468 pp., 6.125 x 9.25, 12 halftones, 5 figs., 19 maps, 40 tables, appends., bibl., index
Transition to Capitalism in Southern Appalachia, 1700-1860
1996 W. D. Weatherford Award, Appalachian Center, Berea College
In The First American Frontier, Wilma Dunaway challenges many assumptions about the development of preindustrial Southern Appalachia's society and economy. Drawing on data from 215 counties in nine states from 1700 to 1860, she argues that capitalist exchange and production came to the region much earlier than has been previously thought. Her innovative book is the first regional history of antebellum Southern Appalachia and the first study to apply world-systems theory to the development of the American frontier. Dunaway demonstrates that Europeans established significant trade relations with Native Americans in the southern mountains and thereby incorporated the region into the world economy as early as the seventeenth century. In addition to the much-studied fur trade, she explores various other forces of change, including government policy, absentee speculation in the region's natural resources, the emergence of towns, and the influence of local elites. Contrary to the myth of a homogeneous society composed mainly of subsistence homesteaders, Dunaway finds that many Appalachian landowners generated market surpluses by exploiting a large landless labor force, including slaves. In delineating these complexities of economy and labor in the region, Dunaway provides a perceptive critique of Appalachian exceptionalism and development.
"No Appalachian stereotype seems immune from Dunaway's research agenda. . . . This book will serve as a treasury of sources and research questions for many, many years."
--West Virginia History
"Excepting the West, no United States region is currently undergoing a more heated reinterpretation than southern Appalachia. This book will add fuel to the fire. Wilma A. Dunaway's revisionism is the brashest so far, but her documentation is the best."
--Journal of American History
“The most provocative and ambitious examination of the region prior to the Civil War yet published. The author challenges virtually every stereotype produced on early Appalachia through the prism of world-systems theory, sophisticated methodological techniques, and prodigious data gathering. One has to admire the sweep of her scholarship and the power of her arguments.”
--Georgia Historical Quarterly
"Essential reading for anyone in the field and offers to others an instructive account of regional economic development."

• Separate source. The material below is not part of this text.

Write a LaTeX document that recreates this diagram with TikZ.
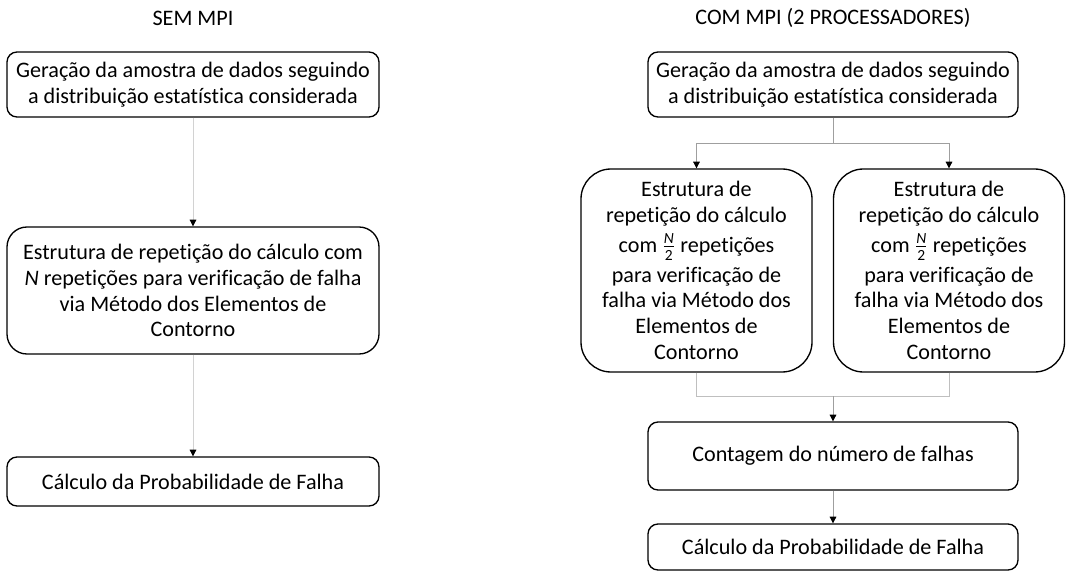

--American Historical Review
"[Dunaway] has provided us with an interpretive framework that challenges many of the old assumptions about the mountain region before 1860. . . . This is a remarkable accomplishment that will only be truly appreciated in the years to come by scholars who wrestle with the questions she raises."
--Gordon McKinney, Appalachian Journal
"This work will undoubtedly set the standard for the future studies of the region and should be consulted by any serious student of antebellum Southern Appalachian affairs."